OBJECTIVE:
Write out the listing below exactly, and omit any images you find in it.

SUPPLIED DATA:
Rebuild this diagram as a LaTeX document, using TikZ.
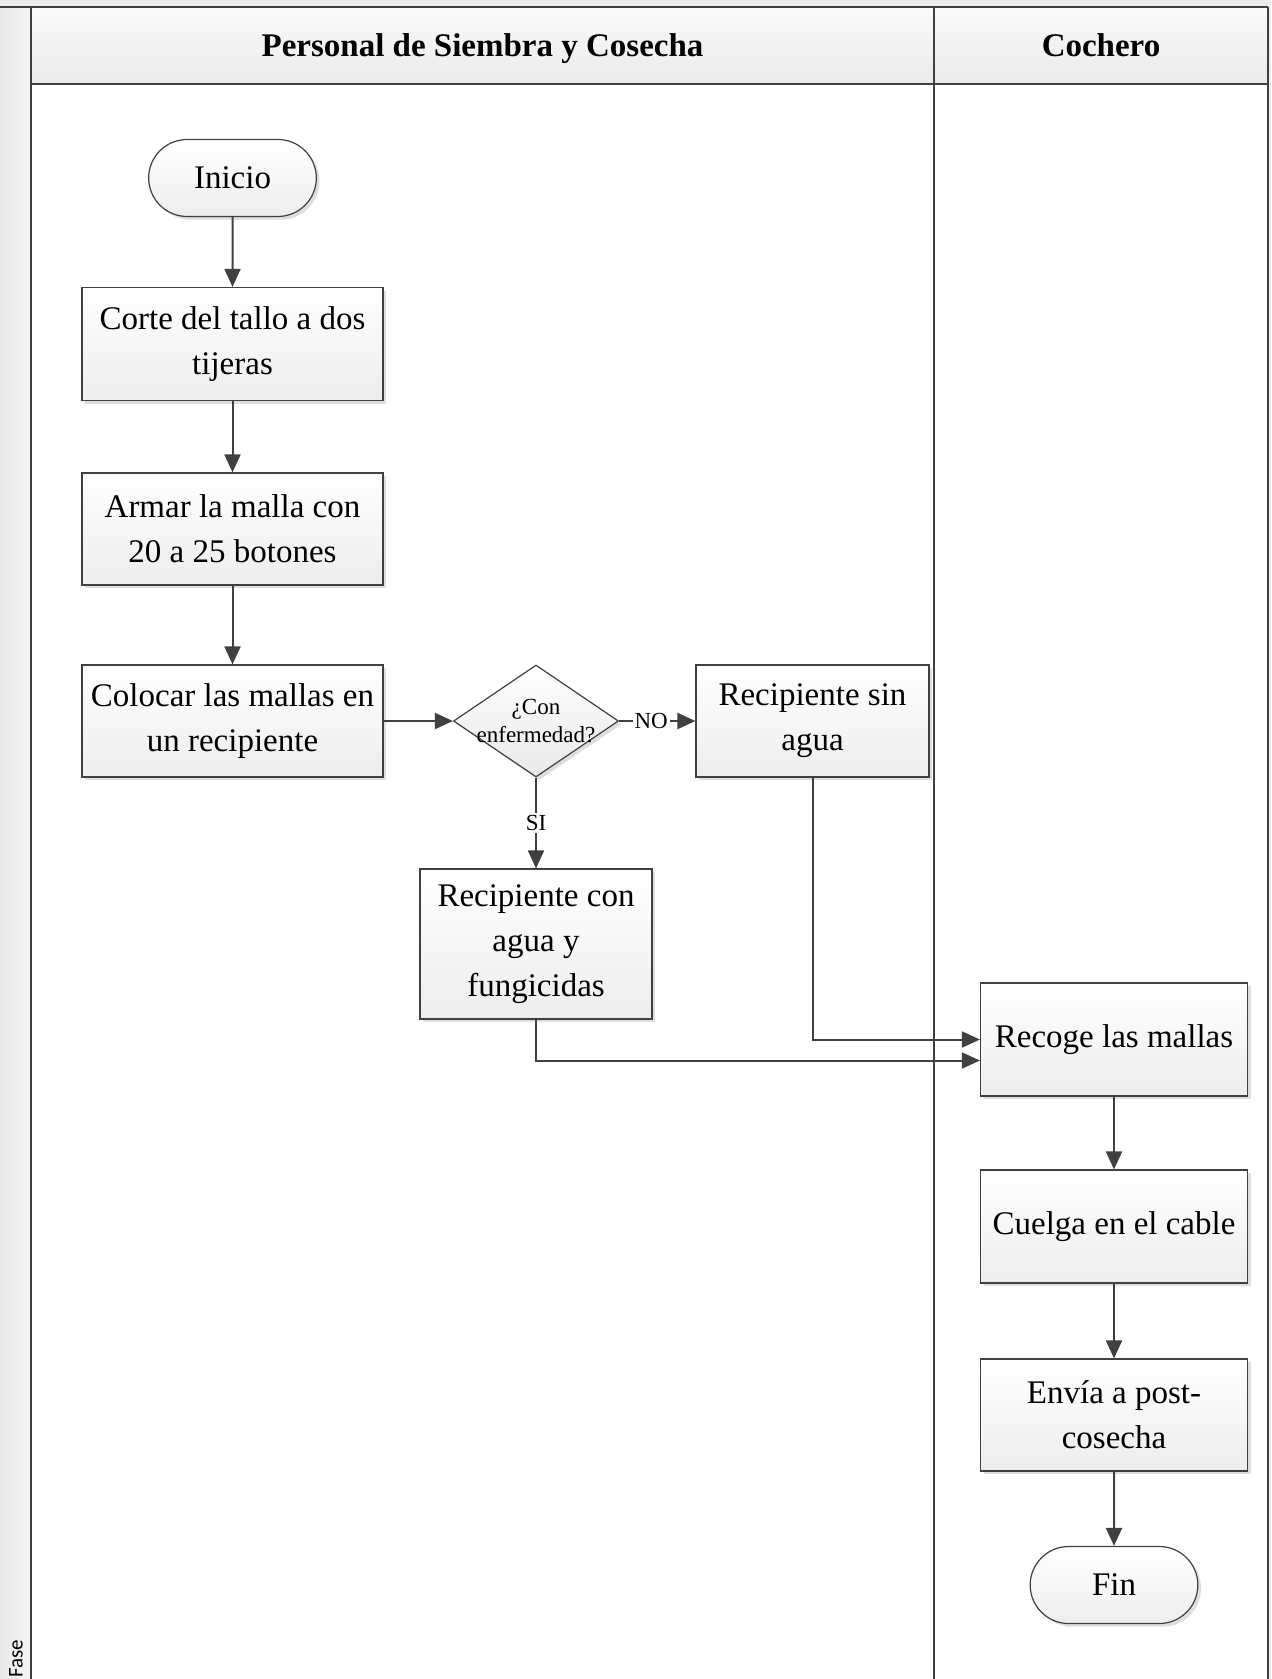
\documentclass[tikz,border=0pt]{standalone}
\usepackage{fontspec}
\setmainfont{Liberation Serif}
\newfontfamily\fasefont{Carlito}
\usetikzlibrary{shapes.geometric,shapes.misc,arrows.meta,shadows}

\definecolor{linec}{HTML}{404040}

\begin{document}
\begin{tikzpicture}[x=0.5pt,y=-0.5pt,
  lane/.style={draw=linec,line width=1.1pt},
  boxshadow/.style={drop shadow={shadow xshift=1.6pt,shadow yshift=-1.6pt,fill=black!13,opacity=1}},
  boxfont/.style={font=\fontsize{16.5}{22.4}\selectfont},
  proc/.style={rectangle,draw=linec,line width=0.6pt,top color=white,bottom color=black!7,
    boxshadow,align=center,boxfont,inner sep=2pt},
  term/.style={rounded rectangle,draw=linec,line width=0.6pt,top color=white,bottom color=black!7,
    boxshadow,boxfont,minimum width=90.5pt,minimum height=38.5pt},
  decision/.style={diamond,draw=linec,line width=0.6pt,top color=white,bottom color=black!9,
    boxshadow,minimum width=82.5pt,minimum height=56pt,inner sep=0pt},
  flow/.style={draw=linec,line width=1pt,-{Triangle[length=9pt,width=8pt]}},
  small/.style={font=\fontsize{11.5}{14}\selectfont},
  lbl/.style={small,fill=white,inner sep=1pt},
  header/.style={font=\bfseries\fontsize{16.5}{20}\selectfont,anchor=base}
]
\useasboundingbox (0,0) rectangle (1271,1679);

% swimlane frame
\fill[black!7] (0,0) rectangle (1271,1679);
\shade[left color=black!9,right color=black!4] (0,7) rectangle (31,1679);
\shade[top color=black!2,bottom color=black!8] (31,7) rectangle (1268,84);
\fill[white] (31,84) rectangle (1268,1679);
\draw[lane] (0,7) -- (1268,7);
\draw[lane] (31,84) -- (1268,84);
\draw[lane] (31,7) -- (31,1679);
\draw[lane] (934,7) -- (934,1679);
\draw[lane] (1268,7) -- (1268,1679);

\node[header] (h1) at (482.5,57) {Personal de Siembra y Cosecha};
\node[header] (h2) at (1101,57) {Cochero};
\node[font=\fasefont\fontsize{10.5}{12}\selectfont,rotate=90,anchor=west,inner sep=0pt] (fase) at (16,1678) {Fase};

% flow nodes
\node[term] (ini) at (232.5,178) {Inicio};
\node[proc,minimum width=150.5pt,minimum height=56.5pt] (corte) at (232.5,344) {Corte del tallo a dos\\tijeras};
\node[proc,minimum width=150.5pt,minimum height=56pt] (armar) at (232.5,529) {Armar la malla con\\20 a 25 botones};
\node[proc,minimum width=150.5pt,minimum height=56pt] (colocar) at (232.5,721) {Colocar las mallas en\\un recipiente};
\node[decision] (dec) at (536,721) {};
\node[small,align=center,inner sep=0pt] (dectxt) at (536,721) {¿Con\\enfermedad?};
\node[proc,minimum width=116.5pt,minimum height=56pt] (sin) at (812.5,721) {Recipiente sin\\agua};
\node[proc,minimum width=116pt,minimum height=75pt] (con) at (536,944) {Recipiente con\\agua y\\fungicidas};
\node[proc,minimum width=133.5pt,minimum height=56.5pt] (rec) at (1114,1039.5) {Recoge las mallas};
\node[proc,minimum width=133.5pt,minimum height=56.5pt] (cue) at (1114,1226.5) {Cuelga en el cable};
\node[proc,minimum width=133.5pt,minimum height=56pt] (env) at (1114,1415) {Envía a post-\\cosecha};
\node[term] (fin) at (1114,1585) {Fin};

% connectors
\draw[flow] (ini) -- (corte);
\draw[flow] (corte) -- (armar);
\draw[flow] (armar) -- (colocar);
\draw[flow] (colocar) -- (dec);
\draw[flow] (dec) -- node[lbl,pos=0.42] {NO} (sin);
\draw[flow] (dec) -- node[lbl] {SI} (con);
\draw[flow] (sin.south) |- (rec.west);
\draw[flow] (con.south) |- ([yshift=-10.5pt]rec.west);
\draw[flow] (rec) -- (cue);
\draw[flow] (cue) -- (env);
\draw[flow] (env) -- (fin);
\end{tikzpicture}
\end{document}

RESPONSE TO THE EXERCISE:
Rebuild this diagram as a LaTeX document, using TikZ.
\documentclass[tikz,border=0pt]{standalone}
\usepackage{fontspec}
\setmainfont{Liberation Serif}
\newfontfamily\fasefont{Carlito}
\usetikzlibrary{shapes.geometric,shapes.misc,arrows.meta,shadows}

\definecolor{linec}{HTML}{404040}

\begin{document}
\begin{tikzpicture}[x=0.5pt,y=-0.5pt,
  lane/.style={draw=linec,line width=1.1pt},
  boxshadow/.style={drop shadow={shadow xshift=1.6pt,shadow yshift=-1.6pt,fill=black!13,opacity=1}},
  boxfont/.style={font=\fontsize{16.5}{22.4}\selectfont},
  proc/.style={rectangle,draw=linec,line width=0.6pt,top color=white,bottom color=black!7,
    boxshadow,align=center,boxfont,inner sep=2pt},
  term/.style={rounded rectangle,draw=linec,line width=0.6pt,top color=white,bottom color=black!7,
    boxshadow,boxfont,minimum width=90.5pt,minimum height=38.5pt},
  decision/.style={diamond,draw=linec,line width=0.6pt,top color=white,bottom color=black!9,
    boxshadow,minimum width=82.5pt,minimum height=56pt,inner sep=0pt},
  flow/.style={draw=linec,line width=1pt,-{Triangle[length=9pt,width=8pt]}},
  small/.style={font=\fontsize{11.5}{14}\selectfont},
  lbl/.style={small,fill=white,inner sep=1pt},
  header/.style={font=\bfseries\fontsize{16.5}{20}\selectfont,anchor=base}
]
\useasboundingbox (0,0) rectangle (1271,1679);

% swimlane frame
\fill[black!7] (0,0) rectangle (1271,1679);
\shade[left color=black!9,right color=black!4] (0,7) rectangle (31,1679);
\shade[top color=black!2,bottom color=black!8] (31,7) rectangle (1268,84);
\fill[white] (31,84) rectangle (1268,1679);
\draw[lane] (0,7) -- (1268,7);
\draw[lane] (31,84) -- (1268,84);
\draw[lane] (31,7) -- (31,1679);
\draw[lane] (934,7) -- (934,1679);
\draw[lane] (1268,7) -- (1268,1679);

\node[header] (h1) at (482.5,57) {Personal de Siembra y Cosecha};
\node[header] (h2) at (1101,57) {Cochero};
\node[font=\fasefont\fontsize{10.5}{12}\selectfont,rotate=90,anchor=west,inner sep=0pt] (fase) at (16,1678) {Fase};

% flow nodes
\node[term] (ini) at (232.5,178) {Inicio};
\node[proc,minimum width=150.5pt,minimum height=56.5pt] (corte) at (232.5,344) {Corte del tallo a dos\\tijeras};
\node[proc,minimum width=150.5pt,minimum height=56pt] (armar) at (232.5,529) {Armar la malla con\\20 a 25 botones};
\node[proc,minimum width=150.5pt,minimum height=56pt] (colocar) at (232.5,721) {Colocar las mallas en\\un recipiente};
\node[decision] (dec) at (536,721) {};
\node[small,align=center,inner sep=0pt] (dectxt) at (536,721) {¿Con\\enfermedad?};
\node[proc,minimum width=116.5pt,minimum height=56pt] (sin) at (812.5,721) {Recipiente sin\\agua};
\node[proc,minimum width=116pt,minimum height=75pt] (con) at (536,944) {Recipiente con\\agua y\\fungicidas};
\node[proc,minimum width=133.5pt,minimum height=56.5pt] (rec) at (1114,1039.5) {Recoge las mallas};
\node[proc,minimum width=133.5pt,minimum height=56.5pt] (cue) at (1114,1226.5) {Cuelga en el cable};
\node[proc,minimum width=133.5pt,minimum height=56pt] (env) at (1114,1415) {Envía a post-\\cosecha};
\node[term] (fin) at (1114,1585) {Fin};

% connectors
\draw[flow] (ini) -- (corte);
\draw[flow] (corte) -- (armar);
\draw[flow] (armar) -- (colocar);
\draw[flow] (colocar) -- (dec);
\draw[flow] (dec) -- node[lbl,pos=0.42] {NO} (sin);
\draw[flow] (dec) -- node[lbl] {SI} (con);
\draw[flow] (sin.south) |- (rec.west);
\draw[flow] (con.south) |- ([yshift=-10.5pt]rec.west);
\draw[flow] (rec) -- (cue);
\draw[flow] (cue) -- (env);
\draw[flow] (env) -- (fin);
\end{tikzpicture}
\end{document}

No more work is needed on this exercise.